Please quote every line word for word.

[Items from a dataset]
::::

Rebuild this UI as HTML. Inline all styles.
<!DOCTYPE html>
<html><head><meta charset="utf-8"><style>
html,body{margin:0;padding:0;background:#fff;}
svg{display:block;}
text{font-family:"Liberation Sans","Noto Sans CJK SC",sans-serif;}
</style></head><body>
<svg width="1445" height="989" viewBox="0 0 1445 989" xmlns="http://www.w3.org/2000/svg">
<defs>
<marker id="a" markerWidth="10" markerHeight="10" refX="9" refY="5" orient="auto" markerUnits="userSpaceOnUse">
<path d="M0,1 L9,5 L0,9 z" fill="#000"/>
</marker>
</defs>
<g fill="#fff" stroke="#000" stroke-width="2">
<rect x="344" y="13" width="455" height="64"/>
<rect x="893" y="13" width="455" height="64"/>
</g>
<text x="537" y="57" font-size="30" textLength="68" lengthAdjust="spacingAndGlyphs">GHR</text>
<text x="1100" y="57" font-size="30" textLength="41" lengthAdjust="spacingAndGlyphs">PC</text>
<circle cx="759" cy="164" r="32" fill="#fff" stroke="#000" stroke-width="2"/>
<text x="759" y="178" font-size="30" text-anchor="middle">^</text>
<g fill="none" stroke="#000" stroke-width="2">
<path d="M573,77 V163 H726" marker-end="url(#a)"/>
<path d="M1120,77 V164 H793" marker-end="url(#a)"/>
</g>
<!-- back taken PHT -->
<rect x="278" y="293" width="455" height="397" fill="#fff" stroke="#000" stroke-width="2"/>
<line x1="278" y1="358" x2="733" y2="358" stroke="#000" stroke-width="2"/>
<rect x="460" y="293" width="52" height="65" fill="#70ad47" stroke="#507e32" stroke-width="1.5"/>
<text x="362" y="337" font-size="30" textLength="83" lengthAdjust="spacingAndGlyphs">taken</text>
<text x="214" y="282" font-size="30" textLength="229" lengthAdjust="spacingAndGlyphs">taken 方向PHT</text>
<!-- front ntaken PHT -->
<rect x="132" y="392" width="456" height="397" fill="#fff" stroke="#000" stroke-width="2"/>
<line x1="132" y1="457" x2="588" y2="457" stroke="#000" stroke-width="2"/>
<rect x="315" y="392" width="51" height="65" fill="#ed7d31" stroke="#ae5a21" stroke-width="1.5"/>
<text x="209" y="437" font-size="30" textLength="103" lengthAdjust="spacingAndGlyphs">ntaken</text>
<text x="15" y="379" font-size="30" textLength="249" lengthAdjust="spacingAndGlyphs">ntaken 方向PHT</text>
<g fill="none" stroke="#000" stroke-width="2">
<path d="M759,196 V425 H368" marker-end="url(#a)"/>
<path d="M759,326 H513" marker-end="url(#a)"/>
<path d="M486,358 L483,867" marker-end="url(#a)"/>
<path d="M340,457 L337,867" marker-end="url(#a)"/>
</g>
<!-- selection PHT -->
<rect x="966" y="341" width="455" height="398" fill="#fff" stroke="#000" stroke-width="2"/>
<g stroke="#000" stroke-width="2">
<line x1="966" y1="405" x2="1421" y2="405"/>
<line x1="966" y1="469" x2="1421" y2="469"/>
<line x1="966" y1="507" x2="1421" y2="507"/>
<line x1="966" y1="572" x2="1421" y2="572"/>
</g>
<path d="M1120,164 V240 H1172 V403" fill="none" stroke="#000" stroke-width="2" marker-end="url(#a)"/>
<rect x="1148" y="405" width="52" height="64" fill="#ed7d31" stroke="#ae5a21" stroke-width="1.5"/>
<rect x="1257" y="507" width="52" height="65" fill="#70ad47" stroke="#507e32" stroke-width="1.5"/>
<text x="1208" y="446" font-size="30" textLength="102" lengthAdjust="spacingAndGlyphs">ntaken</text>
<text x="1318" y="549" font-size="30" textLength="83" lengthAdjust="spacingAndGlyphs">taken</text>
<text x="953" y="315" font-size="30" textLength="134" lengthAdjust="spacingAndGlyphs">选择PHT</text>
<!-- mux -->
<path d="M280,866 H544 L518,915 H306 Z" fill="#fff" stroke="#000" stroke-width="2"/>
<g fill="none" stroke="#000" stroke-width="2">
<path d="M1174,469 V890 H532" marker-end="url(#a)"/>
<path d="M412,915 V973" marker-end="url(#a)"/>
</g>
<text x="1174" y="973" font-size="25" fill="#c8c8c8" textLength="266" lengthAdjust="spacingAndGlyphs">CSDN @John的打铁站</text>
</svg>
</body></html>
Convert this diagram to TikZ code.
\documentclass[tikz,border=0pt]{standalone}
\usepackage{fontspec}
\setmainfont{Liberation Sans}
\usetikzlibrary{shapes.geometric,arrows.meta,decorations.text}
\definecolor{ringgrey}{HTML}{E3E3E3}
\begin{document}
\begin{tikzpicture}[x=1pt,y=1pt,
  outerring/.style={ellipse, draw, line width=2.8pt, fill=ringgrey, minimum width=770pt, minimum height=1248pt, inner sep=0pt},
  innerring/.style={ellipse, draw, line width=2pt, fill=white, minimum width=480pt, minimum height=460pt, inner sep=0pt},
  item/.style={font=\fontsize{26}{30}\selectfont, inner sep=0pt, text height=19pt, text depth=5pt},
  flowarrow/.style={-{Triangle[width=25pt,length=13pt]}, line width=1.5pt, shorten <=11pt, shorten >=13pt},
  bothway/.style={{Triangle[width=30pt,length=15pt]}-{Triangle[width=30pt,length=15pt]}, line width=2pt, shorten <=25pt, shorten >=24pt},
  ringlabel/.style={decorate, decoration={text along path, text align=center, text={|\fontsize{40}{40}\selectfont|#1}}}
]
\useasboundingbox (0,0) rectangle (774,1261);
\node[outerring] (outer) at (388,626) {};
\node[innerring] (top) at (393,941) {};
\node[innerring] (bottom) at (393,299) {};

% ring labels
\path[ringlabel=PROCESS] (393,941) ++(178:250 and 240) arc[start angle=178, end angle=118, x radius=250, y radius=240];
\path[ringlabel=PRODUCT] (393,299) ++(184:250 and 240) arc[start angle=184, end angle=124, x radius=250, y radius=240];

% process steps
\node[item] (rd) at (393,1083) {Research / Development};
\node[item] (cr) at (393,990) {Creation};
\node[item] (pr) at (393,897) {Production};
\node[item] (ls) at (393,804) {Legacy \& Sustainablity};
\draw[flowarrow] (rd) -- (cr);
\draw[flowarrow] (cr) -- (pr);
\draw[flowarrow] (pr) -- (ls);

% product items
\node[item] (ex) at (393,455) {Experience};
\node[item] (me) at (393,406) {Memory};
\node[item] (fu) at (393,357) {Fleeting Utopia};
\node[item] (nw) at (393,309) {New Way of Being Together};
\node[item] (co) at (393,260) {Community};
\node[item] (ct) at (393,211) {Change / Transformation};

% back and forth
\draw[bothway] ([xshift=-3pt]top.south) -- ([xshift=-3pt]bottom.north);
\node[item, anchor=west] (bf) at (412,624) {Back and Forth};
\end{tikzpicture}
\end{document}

::::

### Exercise output
Rebuild this UI as HTML. Inline all styles.
<!DOCTYPE html>
<html><head><meta charset="utf-8"><style>
html,body{margin:0;padding:0;background:#fff;}
svg{display:block;}
text{font-family:"Liberation Sans","Noto Sans CJK SC",sans-serif;}
</style></head><body>
<svg width="1445" height="989" viewBox="0 0 1445 989" xmlns="http://www.w3.org/2000/svg">
<defs>
<marker id="a" markerWidth="10" markerHeight="10" refX="9" refY="5" orient="auto" markerUnits="userSpaceOnUse">
<path d="M0,1 L9,5 L0,9 z" fill="#000"/>
</marker>
</defs>
<g fill="#fff" stroke="#000" stroke-width="2">
<rect x="344" y="13" width="455" height="64"/>
<rect x="893" y="13" width="455" height="64"/>
</g>
<text x="537" y="57" font-size="30" textLength="68" lengthAdjust="spacingAndGlyphs">GHR</text>
<text x="1100" y="57" font-size="30" textLength="41" lengthAdjust="spacingAndGlyphs">PC</text>
<circle cx="759" cy="164" r="32" fill="#fff" stroke="#000" stroke-width="2"/>
<text x="759" y="178" font-size="30" text-anchor="middle">^</text>
<g fill="none" stroke="#000" stroke-width="2">
<path d="M573,77 V163 H726" marker-end="url(#a)"/>
<path d="M1120,77 V164 H793" marker-end="url(#a)"/>
</g>
<!-- back taken PHT -->
<rect x="278" y="293" width="455" height="397" fill="#fff" stroke="#000" stroke-width="2"/>
<line x1="278" y1="358" x2="733" y2="358" stroke="#000" stroke-width="2"/>
<rect x="460" y="293" width="52" height="65" fill="#70ad47" stroke="#507e32" stroke-width="1.5"/>
<text x="362" y="337" font-size="30" textLength="83" lengthAdjust="spacingAndGlyphs">taken</text>
<text x="214" y="282" font-size="30" textLength="229" lengthAdjust="spacingAndGlyphs">taken 方向PHT</text>
<!-- front ntaken PHT -->
<rect x="132" y="392" width="456" height="397" fill="#fff" stroke="#000" stroke-width="2"/>
<line x1="132" y1="457" x2="588" y2="457" stroke="#000" stroke-width="2"/>
<rect x="315" y="392" width="51" height="65" fill="#ed7d31" stroke="#ae5a21" stroke-width="1.5"/>
<text x="209" y="437" font-size="30" textLength="103" lengthAdjust="spacingAndGlyphs">ntaken</text>
<text x="15" y="379" font-size="30" textLength="249" lengthAdjust="spacingAndGlyphs">ntaken 方向PHT</text>
<g fill="none" stroke="#000" stroke-width="2">
<path d="M759,196 V425 H368" marker-end="url(#a)"/>
<path d="M759,326 H513" marker-end="url(#a)"/>
<path d="M486,358 L483,867" marker-end="url(#a)"/>
<path d="M340,457 L337,867" marker-end="url(#a)"/>
</g>
<!-- selection PHT -->
<rect x="966" y="341" width="455" height="398" fill="#fff" stroke="#000" stroke-width="2"/>
<g stroke="#000" stroke-width="2">
<line x1="966" y1="405" x2="1421" y2="405"/>
<line x1="966" y1="469" x2="1421" y2="469"/>
<line x1="966" y1="507" x2="1421" y2="507"/>
<line x1="966" y1="572" x2="1421" y2="572"/>
</g>
<path d="M1120,164 V240 H1172 V403" fill="none" stroke="#000" stroke-width="2" marker-end="url(#a)"/>
<rect x="1148" y="405" width="52" height="64" fill="#ed7d31" stroke="#ae5a21" stroke-width="1.5"/>
<rect x="1257" y="507" width="52" height="65" fill="#70ad47" stroke="#507e32" stroke-width="1.5"/>
<text x="1208" y="446" font-size="30" textLength="102" lengthAdjust="spacingAndGlyphs">ntaken</text>
<text x="1318" y="549" font-size="30" textLength="83" lengthAdjust="spacingAndGlyphs">taken</text>
<text x="953" y="315" font-size="30" textLength="134" lengthAdjust="spacingAndGlyphs">选择PHT</text>
<!-- mux -->
<path d="M280,866 H544 L518,915 H306 Z" fill="#fff" stroke="#000" stroke-width="2"/>
<g fill="none" stroke="#000" stroke-width="2">
<path d="M1174,469 V890 H532" marker-end="url(#a)"/>
<path d="M412,915 V973" marker-end="url(#a)"/>
</g>
<text x="1174" y="973" font-size="25" fill="#c8c8c8" textLength="266" lengthAdjust="spacingAndGlyphs">CSDN @John的打铁站</text>
</svg>
</body></html>
Convert this diagram to TikZ code.
\documentclass[tikz,border=0pt]{standalone}
\usepackage{fontspec}
\setmainfont{Liberation Sans}
\usetikzlibrary{shapes.geometric,arrows.meta,decorations.text}
\definecolor{ringgrey}{HTML}{E3E3E3}
\begin{document}
\begin{tikzpicture}[x=1pt,y=1pt,
  outerring/.style={ellipse, draw, line width=2.8pt, fill=ringgrey, minimum width=770pt, minimum height=1248pt, inner sep=0pt},
  innerring/.style={ellipse, draw, line width=2pt, fill=white, minimum width=480pt, minimum height=460pt, inner sep=0pt},
  item/.style={font=\fontsize{26}{30}\selectfont, inner sep=0pt, text height=19pt, text depth=5pt},
  flowarrow/.style={-{Triangle[width=25pt,length=13pt]}, line width=1.5pt, shorten <=11pt, shorten >=13pt},
  bothway/.style={{Triangle[width=30pt,length=15pt]}-{Triangle[width=30pt,length=15pt]}, line width=2pt, shorten <=25pt, shorten >=24pt},
  ringlabel/.style={decorate, decoration={text along path, text align=center, text={|\fontsize{40}{40}\selectfont|#1}}}
]
\useasboundingbox (0,0) rectangle (774,1261);
\node[outerring] (outer) at (388,626) {};
\node[innerring] (top) at (393,941) {};
\node[innerring] (bottom) at (393,299) {};

% ring labels
\path[ringlabel=PROCESS] (393,941) ++(178:250 and 240) arc[start angle=178, end angle=118, x radius=250, y radius=240];
\path[ringlabel=PRODUCT] (393,299) ++(184:250 and 240) arc[start angle=184, end angle=124, x radius=250, y radius=240];

% process steps
\node[item] (rd) at (393,1083) {Research / Development};
\node[item] (cr) at (393,990) {Creation};
\node[item] (pr) at (393,897) {Production};
\node[item] (ls) at (393,804) {Legacy \& Sustainablity};
\draw[flowarrow] (rd) -- (cr);
\draw[flowarrow] (cr) -- (pr);
\draw[flowarrow] (pr) -- (ls);

% product items
\node[item] (ex) at (393,455) {Experience};
\node[item] (me) at (393,406) {Memory};
\node[item] (fu) at (393,357) {Fleeting Utopia};
\node[item] (nw) at (393,309) {New Way of Being Together};
\node[item] (co) at (393,260) {Community};
\node[item] (ct) at (393,211) {Change / Transformation};

% back and forth
\draw[bothway] ([xshift=-3pt]top.south) -- ([xshift=-3pt]bottom.north);
\node[item, anchor=west] (bf) at (412,624) {Back and Forth};
\end{tikzpicture}
\end{document}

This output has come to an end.